Second, cholestyramine was given in five cases as an alternative to treat patients with multiple complications while trying not to aggravate pancytopenia and as an adjuvant therapy due to its benefit as a conventional therapy.[19,25,53,57,102]

Third, four cases were treated using therapeutic plasma exchange based on several reasons: to remove excess TH, toxins from liver dysfunction TSAb, and catecholamines, along with reducing TH bound to thyroid- binding globulin, transthyretin and plasma albumin; to ameliorate severe hepatic failure; to avoid haemodialysis in refractory TS; and to improve overall clinical manifestation.[35,65,102,103]

Fourth, the valvular repair or replacement was performed in five cases due to MV and TV leaflet prolapse, annular dilatation and chordae tendineae rupture, to accelerate the overall clinical improvement after refractory hypotension and overt HF.[17,27,51,53,60]

Lastly, thyroidectomy was performed in five cases as a definitive therapy to accelerate the improvement of refractory hyperthyroidism and thyrotoxic valvulopathy, especially after the worsening clinical conditions despite adequate treatments.[27,29,37,106,107]

Limitations

There are several limitations in our study. First, this systematic review includes case reports as reported cases are rare. Case reports are inherently anecdotal, provide a specific non-random sample and may not allow for claims of causality.[11,108]

Second, the case distribution is dominated byAsia and America; therefore, it is possible that similar cases in other continents are underreported.

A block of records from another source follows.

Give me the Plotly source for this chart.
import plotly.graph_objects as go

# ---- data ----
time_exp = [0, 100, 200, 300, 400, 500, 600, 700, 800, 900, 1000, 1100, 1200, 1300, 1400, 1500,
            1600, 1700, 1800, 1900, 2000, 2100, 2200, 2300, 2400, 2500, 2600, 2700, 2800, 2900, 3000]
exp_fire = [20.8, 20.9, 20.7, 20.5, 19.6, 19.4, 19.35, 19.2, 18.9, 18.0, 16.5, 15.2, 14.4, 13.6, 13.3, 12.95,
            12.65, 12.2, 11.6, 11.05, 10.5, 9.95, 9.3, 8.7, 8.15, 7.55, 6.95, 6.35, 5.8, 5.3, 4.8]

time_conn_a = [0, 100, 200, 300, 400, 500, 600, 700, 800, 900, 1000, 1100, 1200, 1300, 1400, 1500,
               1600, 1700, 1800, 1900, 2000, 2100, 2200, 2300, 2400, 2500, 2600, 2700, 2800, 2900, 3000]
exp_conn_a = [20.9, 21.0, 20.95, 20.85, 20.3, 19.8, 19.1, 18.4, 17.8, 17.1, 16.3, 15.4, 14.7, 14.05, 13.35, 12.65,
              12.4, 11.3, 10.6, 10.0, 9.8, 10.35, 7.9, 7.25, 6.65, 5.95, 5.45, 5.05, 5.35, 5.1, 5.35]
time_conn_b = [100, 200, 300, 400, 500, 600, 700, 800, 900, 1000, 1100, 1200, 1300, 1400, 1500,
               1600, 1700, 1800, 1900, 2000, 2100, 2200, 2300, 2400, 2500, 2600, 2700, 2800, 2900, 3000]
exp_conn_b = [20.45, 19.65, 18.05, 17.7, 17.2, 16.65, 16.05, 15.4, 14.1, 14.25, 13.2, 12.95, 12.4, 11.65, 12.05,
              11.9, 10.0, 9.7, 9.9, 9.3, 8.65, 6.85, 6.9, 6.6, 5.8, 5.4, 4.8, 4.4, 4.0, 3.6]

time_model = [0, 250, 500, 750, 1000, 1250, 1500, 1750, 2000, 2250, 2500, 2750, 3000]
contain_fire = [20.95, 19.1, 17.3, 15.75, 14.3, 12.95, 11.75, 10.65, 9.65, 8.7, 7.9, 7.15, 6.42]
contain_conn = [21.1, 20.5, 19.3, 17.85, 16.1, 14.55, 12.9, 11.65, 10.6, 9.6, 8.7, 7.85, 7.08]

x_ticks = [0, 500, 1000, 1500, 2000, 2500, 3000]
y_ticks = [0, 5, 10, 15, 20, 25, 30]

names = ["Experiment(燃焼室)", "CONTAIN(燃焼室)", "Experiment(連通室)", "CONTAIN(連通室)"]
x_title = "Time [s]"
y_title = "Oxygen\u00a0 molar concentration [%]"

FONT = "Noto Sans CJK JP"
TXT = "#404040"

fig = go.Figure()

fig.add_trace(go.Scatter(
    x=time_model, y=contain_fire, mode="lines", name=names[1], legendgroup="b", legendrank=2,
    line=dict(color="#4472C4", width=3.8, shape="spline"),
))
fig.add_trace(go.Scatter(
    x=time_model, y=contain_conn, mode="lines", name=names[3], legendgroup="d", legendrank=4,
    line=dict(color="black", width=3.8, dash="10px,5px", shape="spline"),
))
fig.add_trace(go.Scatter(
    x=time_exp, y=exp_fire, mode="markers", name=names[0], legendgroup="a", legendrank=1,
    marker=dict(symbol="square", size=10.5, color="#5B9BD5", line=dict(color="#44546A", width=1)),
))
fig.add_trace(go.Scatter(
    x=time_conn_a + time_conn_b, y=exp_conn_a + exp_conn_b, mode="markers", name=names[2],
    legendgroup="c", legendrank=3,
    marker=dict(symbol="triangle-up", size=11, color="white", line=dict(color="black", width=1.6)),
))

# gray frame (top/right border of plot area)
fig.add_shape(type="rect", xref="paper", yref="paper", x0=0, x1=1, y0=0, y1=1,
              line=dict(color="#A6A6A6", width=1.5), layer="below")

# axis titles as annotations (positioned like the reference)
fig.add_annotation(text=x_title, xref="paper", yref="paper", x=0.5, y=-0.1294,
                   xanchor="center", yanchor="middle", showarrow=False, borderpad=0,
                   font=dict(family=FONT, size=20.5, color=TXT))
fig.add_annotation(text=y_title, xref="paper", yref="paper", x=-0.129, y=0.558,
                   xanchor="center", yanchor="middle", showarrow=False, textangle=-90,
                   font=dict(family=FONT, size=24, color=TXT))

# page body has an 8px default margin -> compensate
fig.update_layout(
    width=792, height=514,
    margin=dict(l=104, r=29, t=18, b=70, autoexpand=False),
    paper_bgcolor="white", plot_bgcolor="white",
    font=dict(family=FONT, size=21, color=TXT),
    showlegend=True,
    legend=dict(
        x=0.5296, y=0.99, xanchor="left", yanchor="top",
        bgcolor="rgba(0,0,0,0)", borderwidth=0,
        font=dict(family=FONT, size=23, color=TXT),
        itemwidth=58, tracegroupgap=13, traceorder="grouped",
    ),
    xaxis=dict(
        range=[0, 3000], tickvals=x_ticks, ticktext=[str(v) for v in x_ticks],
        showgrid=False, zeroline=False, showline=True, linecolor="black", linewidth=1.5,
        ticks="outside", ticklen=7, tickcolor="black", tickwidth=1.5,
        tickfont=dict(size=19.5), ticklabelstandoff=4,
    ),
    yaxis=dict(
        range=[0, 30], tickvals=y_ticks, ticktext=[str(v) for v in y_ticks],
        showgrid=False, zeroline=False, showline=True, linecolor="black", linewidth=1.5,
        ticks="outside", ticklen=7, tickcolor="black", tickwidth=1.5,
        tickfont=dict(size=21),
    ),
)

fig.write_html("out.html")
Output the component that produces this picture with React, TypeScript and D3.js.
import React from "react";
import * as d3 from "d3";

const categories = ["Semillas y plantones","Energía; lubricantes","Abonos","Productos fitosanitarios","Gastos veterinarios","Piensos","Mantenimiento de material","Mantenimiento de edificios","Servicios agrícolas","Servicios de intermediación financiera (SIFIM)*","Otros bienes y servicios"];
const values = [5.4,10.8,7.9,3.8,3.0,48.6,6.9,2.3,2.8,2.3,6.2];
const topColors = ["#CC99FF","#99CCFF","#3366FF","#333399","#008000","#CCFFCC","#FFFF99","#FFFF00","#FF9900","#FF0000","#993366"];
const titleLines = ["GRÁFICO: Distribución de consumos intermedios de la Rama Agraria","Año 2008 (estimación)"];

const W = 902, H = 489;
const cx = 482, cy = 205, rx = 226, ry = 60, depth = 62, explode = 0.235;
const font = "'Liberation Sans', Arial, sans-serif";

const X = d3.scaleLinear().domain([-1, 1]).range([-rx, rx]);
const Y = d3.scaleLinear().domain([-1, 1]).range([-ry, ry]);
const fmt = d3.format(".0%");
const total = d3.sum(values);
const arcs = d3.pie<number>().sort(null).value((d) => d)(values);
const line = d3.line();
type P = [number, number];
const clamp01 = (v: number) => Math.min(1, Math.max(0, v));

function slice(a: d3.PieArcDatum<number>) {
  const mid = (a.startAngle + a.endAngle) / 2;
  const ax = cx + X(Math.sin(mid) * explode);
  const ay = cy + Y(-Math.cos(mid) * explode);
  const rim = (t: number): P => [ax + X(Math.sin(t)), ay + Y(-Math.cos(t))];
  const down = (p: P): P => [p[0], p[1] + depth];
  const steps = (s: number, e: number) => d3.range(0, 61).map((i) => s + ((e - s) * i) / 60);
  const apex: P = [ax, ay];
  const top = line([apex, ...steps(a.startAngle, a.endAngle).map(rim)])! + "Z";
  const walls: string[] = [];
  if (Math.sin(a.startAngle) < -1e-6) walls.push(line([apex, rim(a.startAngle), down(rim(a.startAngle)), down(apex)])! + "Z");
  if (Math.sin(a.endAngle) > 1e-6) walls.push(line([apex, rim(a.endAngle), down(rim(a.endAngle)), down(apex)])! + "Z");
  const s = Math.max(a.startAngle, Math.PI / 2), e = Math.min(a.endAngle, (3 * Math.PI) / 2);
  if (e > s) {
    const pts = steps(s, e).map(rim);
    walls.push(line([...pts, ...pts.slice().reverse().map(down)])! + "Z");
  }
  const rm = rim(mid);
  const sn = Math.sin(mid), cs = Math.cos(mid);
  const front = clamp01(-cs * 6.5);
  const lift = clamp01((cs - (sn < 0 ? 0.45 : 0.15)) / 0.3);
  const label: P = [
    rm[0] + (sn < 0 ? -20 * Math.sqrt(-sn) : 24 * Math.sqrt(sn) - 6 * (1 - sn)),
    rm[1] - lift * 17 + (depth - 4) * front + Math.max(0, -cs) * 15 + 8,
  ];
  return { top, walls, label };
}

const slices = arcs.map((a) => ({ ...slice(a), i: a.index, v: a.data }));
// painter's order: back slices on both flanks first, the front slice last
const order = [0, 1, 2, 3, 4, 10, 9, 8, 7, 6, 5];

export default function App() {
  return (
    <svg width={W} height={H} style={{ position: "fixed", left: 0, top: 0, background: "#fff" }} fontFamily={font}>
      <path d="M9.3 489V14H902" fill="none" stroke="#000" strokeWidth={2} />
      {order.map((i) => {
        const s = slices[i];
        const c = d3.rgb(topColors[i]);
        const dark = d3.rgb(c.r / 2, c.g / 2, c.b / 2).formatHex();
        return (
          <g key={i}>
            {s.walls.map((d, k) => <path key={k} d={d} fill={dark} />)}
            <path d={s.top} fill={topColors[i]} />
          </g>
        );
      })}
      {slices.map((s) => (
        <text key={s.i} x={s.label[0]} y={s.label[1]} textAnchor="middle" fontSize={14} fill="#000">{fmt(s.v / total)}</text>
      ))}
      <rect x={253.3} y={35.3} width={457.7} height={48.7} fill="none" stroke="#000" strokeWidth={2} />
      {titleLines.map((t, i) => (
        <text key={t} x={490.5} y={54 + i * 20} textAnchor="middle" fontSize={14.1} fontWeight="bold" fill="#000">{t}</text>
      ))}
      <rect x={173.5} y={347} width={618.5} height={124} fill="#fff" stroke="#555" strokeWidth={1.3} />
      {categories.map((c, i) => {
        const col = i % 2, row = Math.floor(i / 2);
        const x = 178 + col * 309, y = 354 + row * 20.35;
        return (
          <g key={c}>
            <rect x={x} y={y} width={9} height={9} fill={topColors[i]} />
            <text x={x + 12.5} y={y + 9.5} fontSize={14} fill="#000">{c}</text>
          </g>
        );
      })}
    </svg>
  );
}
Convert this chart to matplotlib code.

Third, the grading of TR and MR severity is based on the authors’ eyeball findings from the echocardiography, which is an operator-dependent examination.

Fourth, data in some case reports are incomplete; this may affect our interpretations.

Despite these limitations, our study carries some strengths. We did not apply any publication year restriction to broaden our findings and sufficiently cover various patients from different geographical areas. We also exclude participants with major cardiac comorbidities and pregnancy, which may affect the incidence of thyrotoxic TR and/or MR, in order to obtain causality explanations regarding the pathophysiology.

Conclusion

The results of this systematic review show that with adequate and aggressive therapy for thyrotoxicosis, thyrotoxic TR and/or MR can be improved more significantly in terms of their severity. This is dependent on hyperthyroidism control, especially in the first 6 months of therapy. A similar finding also applies to HF and PH.

Detailed history-taking and physical examination are crucial to determining the progression of thyrotoxic TR and/or MR and the effects of this on cardiorespiratory dysfunction. Furthermore, the appropriate treatment for each patient needs to be carefully decided depending on their individual clinical presentations to obtain the maximum clinical improvement.

Several mechanisms are involved in thyrotoxic TR and/or MR, including the direct TH effect and the indirect effect of other factors associated with hyperthyroidism. Through this study, we suggest that future studies comparing thyrotoxic patients with and without TR and/or MR are warranted to clarify our findings and to establish the relationship between thyrotoxicosis and valvular regurgitation, mainly TR and MR.

Clinical Perspective

• 83.3% of thyrotoxic patients with tricuspid regurgitation (TR) improve clinically within 6 months of follow-up

• 69.23% of thyrotoxic patients with mitral regurgitation (MR) improve clinically in 3 months of follow-up

• 66.67% of heart failure patients and 76.19% of those with pulmonary hypertension improve clinically in 2–6 months of follow-up

• Aggressive therapies are needed to improve the severe thyrotoxic TR and MR.

• Direct and indirect thyroid hormone effects are involved in thyrotoxic TR and MR.